Große Show dann auch auf der Alm: „Kochen auf einer Flamme“ oder „Cuisine Unplugged“ brachte Jörg Wörther, Eduard Hitzberger und Hans Haas zusammen; der rauchende, buchenholzgefütterte Eisenherd vor der Bergkulisse kam zwar erst im Finish zum Einsatz, dafür blieb darauf alles schön lang warm. Auszogne Nudeln aus Kamuthmehl mit einer Kürbiskraut-Krenfülle (Wörther), Gerstlsuppe – wird nur mit der offenbar ausschließlich in der Schweiz erhältlichen No.3 so sämig (Hitzberger) – und geschmorte Kalbswangerl auf Kartoffel-Eierschwammerlragout (Haas) sollten beweisen, dass man unter einfachen Bedingungen und mit einfachen Zutaten nicht nur Gutes, sondern fast Großes erreichen kann. Nicht nur dem Ehepaar Siebeck hat’s sehr gemundet.

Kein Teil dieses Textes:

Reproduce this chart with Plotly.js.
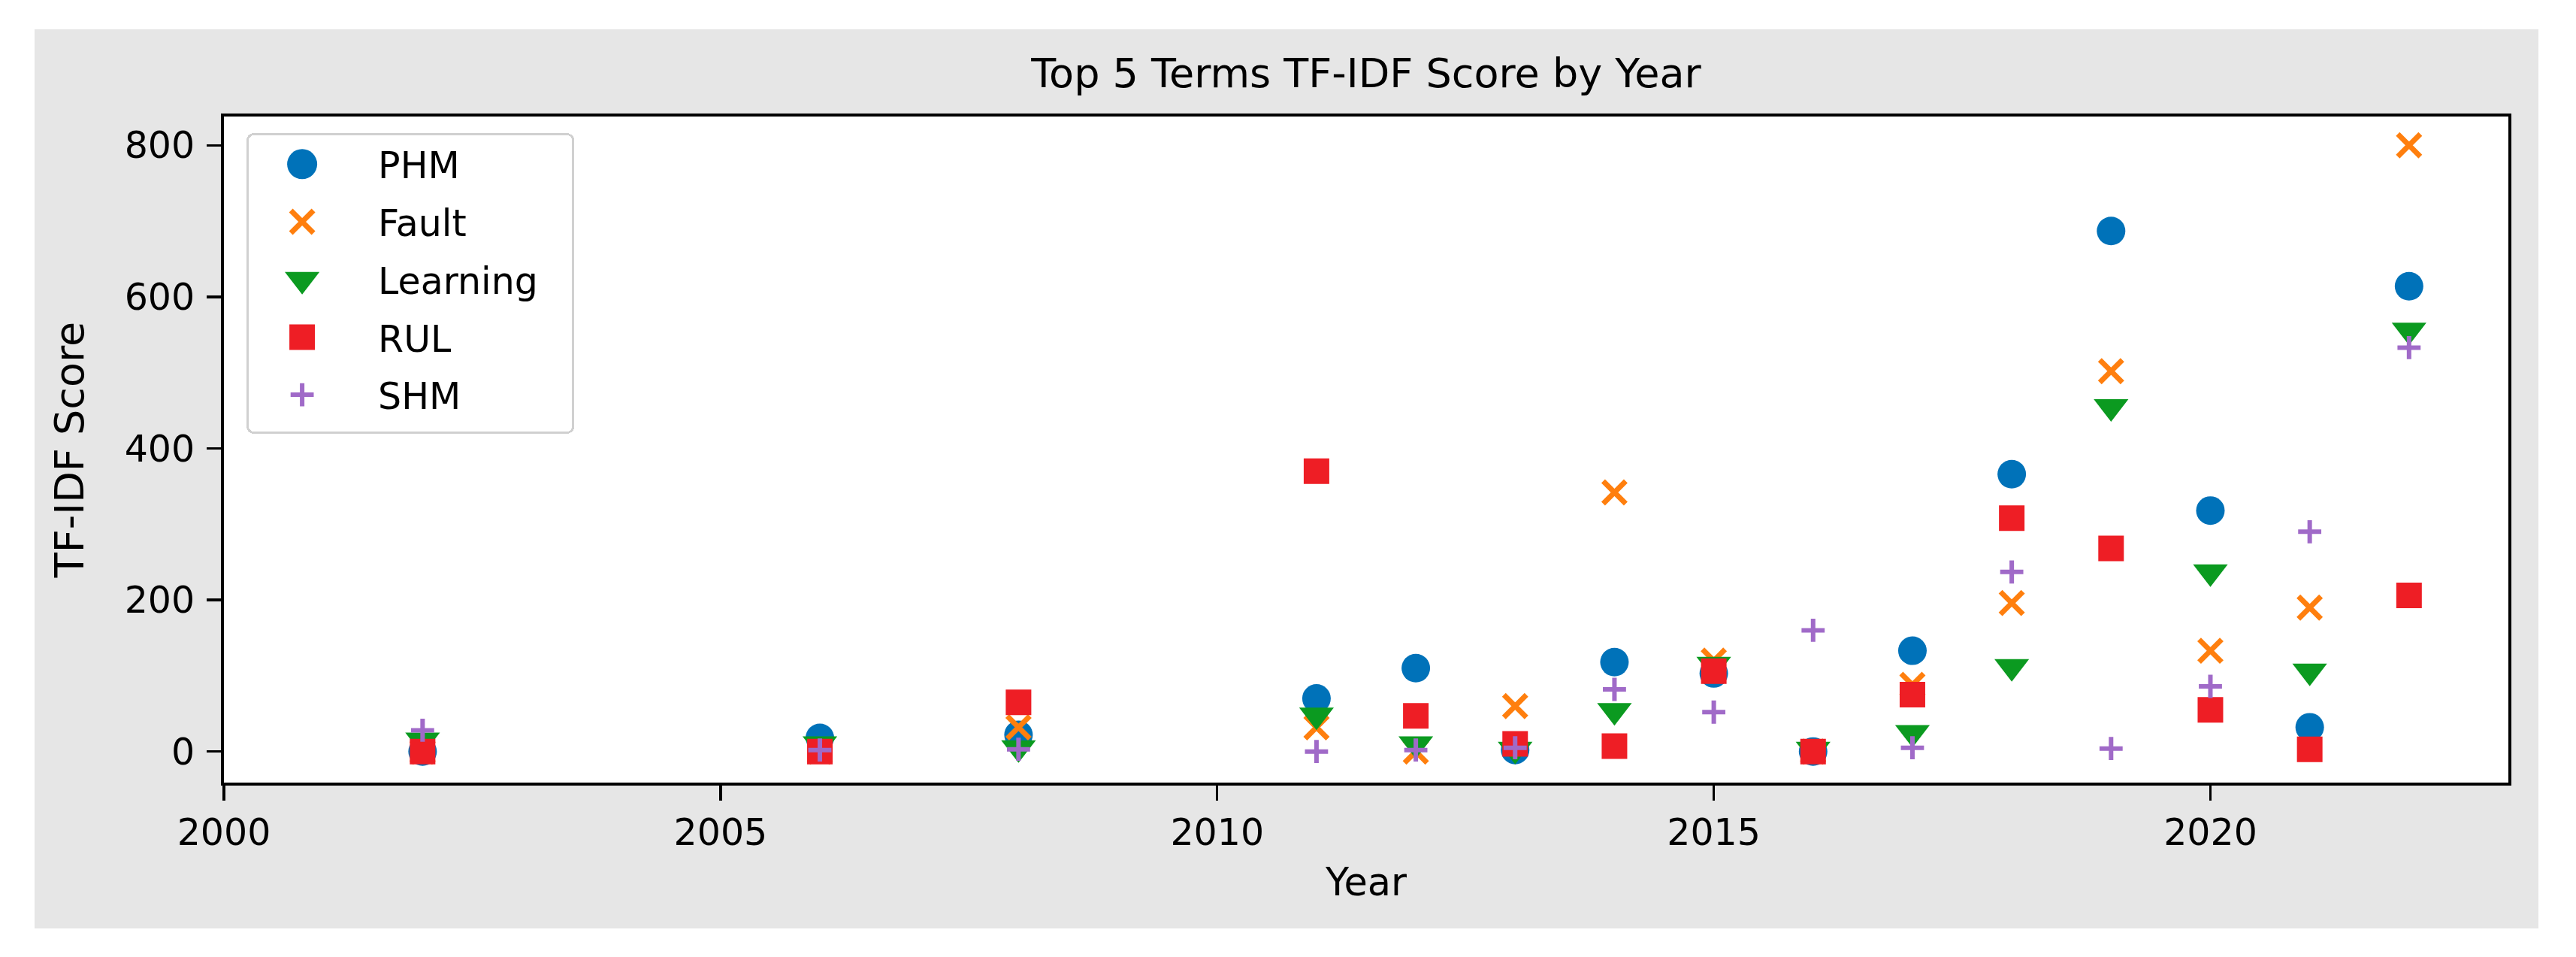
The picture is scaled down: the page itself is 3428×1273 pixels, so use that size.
<!DOCTYPE html>
<html>
<head>
<meta charset="utf-8">
<script src="https://cdn.plot.ly/plotly-3.0.1.min.js"></script>
<style>
  html, body { margin: 0; padding: 0; background: #ffffff; width: 3428px; height: 1273px; overflow: hidden; }
  #chart { position: absolute; left: 46px; top: 39px; width: 3332px; height: 1196px; }
</style>
</head>
<body>
<div id="chart"></div>
<script>
// ---- data ----
var years    = [2002, 2006, 2008, 2011, 2012, 2013, 2014, 2015, 2016, 2017, 2018, 2019, 2020, 2021, 2022];
var phm      = [0,    18,   22,   70,   110,  2,    118,  103,  0,    133,  366,  687,  318,  32,   614];
var fault    = [0,    0,    32,   32,   0,    60,   342,  120,  0,    88,   196,  502,  133,  190,  800];
var learning = [15,   10,   5,    48,   10,   3,    54,   115,  3,    25,   112,  455,  237,  106,  556];
var rul      = [0,    0,    65,   370,  47,   10,   7,    106,  0,    75,   308,  268,  55,   3,    206];
var shm      = [28,   2,    3,    0,    2,    5,    82,   52,   160,  5,    237,  4,    86,   290,  533];
var termNames = ['PHM', 'Fault', 'Learning', 'RUL', 'SHM'];
var xTicks = [2000, 2005, 2010, 2015, 2020];
var yTicks = [0, 200, 400, 600, 800];

// ---- styles ----
var FONT = 'DejaVu Sans';
var styles = [
  {color: '#0072b9', symbol: 'circle',        size: 38, lw: 0, leg: 40},
  {color: '#ff7f0e', symbol: 'x-thin',        size: 30, lw: 7, leg: 30},
  {color: '#0b9a20', symbol: 'triangle-down', size: 40, lw: 0, leg: 40},
  {color: '#ee1e25', symbol: 'square',        size: 34, lw: 0, leg: 34},
  {color: '#a06ac8', symbol: 'cross-thin',    size: 22, lw: 6, leg: 22}
];
var series = [phm, fault, learning, rul, shm];

var traces = series.map(function (vals, i) {
  var s = styles[i];
  var marker = {symbol: s.symbol, size: s.size, color: s.color};
  if (s.lw > 0) marker.line = {color: s.color, width: s.lw};
  else marker.line = {width: 0};
  return {
    type: 'scatter', mode: 'markers', name: termNames[i],
    x: years, y: vals, marker: marker,
    legendgroup: 'g' + i, cliponaxis: false
  };
});

var layout = {
  width: 3332, height: 1196,
  paper_bgcolor: '#e6e6e6', plot_bgcolor: '#ffffff',
  margin: {l: 252, r: 40, t: 116, b: 194},
  font: {family: FONT, color: '#000000', size: 49},
  title: {text: 'Top 5 Terms TF-IDF Score by Year', font: {family: FONT, size: 54, color: '#000000'},
          x: 0.5, xref: 'paper', xanchor: 'center', y: 0.9515, yref: 'container', yanchor: 'middle'},
  xaxis: {
    range: [2000, 2023], tickvals: xTicks, ticktext: xTicks.map(String),
    showgrid: false, zeroline: false, showline: true, mirror: true, linecolor: '#000000', linewidth: 4,
    ticks: 'outside', ticklen: 20, tickwidth: 3.5, tickcolor: '#000000',
    tickfont: {family: FONT, size: 49, color: '#000000'},
    title: {text: 'Year', font: {family: FONT, size: 51, color: '#000000'}, standoff: 22}
  },
  yaxis: {
    range: [-41, 838], tickvals: yTicks, ticktext: yTicks.map(String),
    showgrid: false, zeroline: false, showline: true, mirror: true, linecolor: '#000000', linewidth: 4,
    ticks: 'outside', ticklen: 19, tickwidth: 3.5, tickcolor: '#000000', ticklabelstandoff: 6,
    tickfont: {family: FONT, size: 49, color: '#000000'},
    title: {text: 'TF-IDF Score', font: {family: FONT, size: 54, color: '#000000'}, standoff: 38}
  },
  showlegend: true,
  legend: {
    x: 0.0099, y: 0.9752, xanchor: 'left', yanchor: 'top',
    bgcolor: '#ffffff', bordercolor: '#d0d0d0', borderwidth: 3,
    font: {family: FONT, size: 49, color: '#000000'},
    itemwidth: 162, tracegroupgap: 10, itemsizing: 'trace'
  }
};

var gd = document.getElementById('chart');
Plotly.newPlot(gd, traces, layout, {staticPlot: true, displayModeBar: false}).then(function () {
  // enlarge legend symbols to match the plotted marker sizes (legend caps them at 16px)
  var items = gd.querySelectorAll('.legend .traces');
  items.forEach(function (item, i) {
    var s = styles[i];
    var p = item.querySelector('path.scatterpts');
    if (!p) return;
    var k = s.leg / 16;
    var tr = p.getAttribute('transform') || '';
    p.setAttribute('transform', 'translate(-15,0) ' + tr + ' scale(' + k + ')');
    p.style.vectorEffect = 'non-scaling-stroke';
    if (s.lw > 0) p.style.strokeWidth = s.lw + 'px';
  });
  var bg = gd.querySelector('.legend rect.bg');
  if (bg) {
    bg.setAttribute('width', 433);
    bg.setAttribute('height', 397);
    bg.setAttribute('rx', 8);
    bg.setAttribute('ry', 8);
  }
});
</script>
</body>
</html>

Für anschließende geistige Erbauung sorgte Speising-BM Christoph Wagner mit einer Lesung aus dem hier schon teilveröffentlichten Krimi „Gefüllte Siebenschläfer“; es ist schon unglaublich, welch geballte Ansammlung an Weinen und Spezialitäten und anderen erlesenen Dingen, die er aus der großen Vorratskammer seines Lebens schöpft, bereits innerhalb weniger Seiten Platz finden! Das Publikum zeigte sich sehr entzückt.
Fürs nächste Jahr hat das brainstorming schon begonnen, und ich kann den speisingern nur ans Herz legen, sich ins hinterste Paznaun zu begeben: die Landschaft allein wär’s schon wert!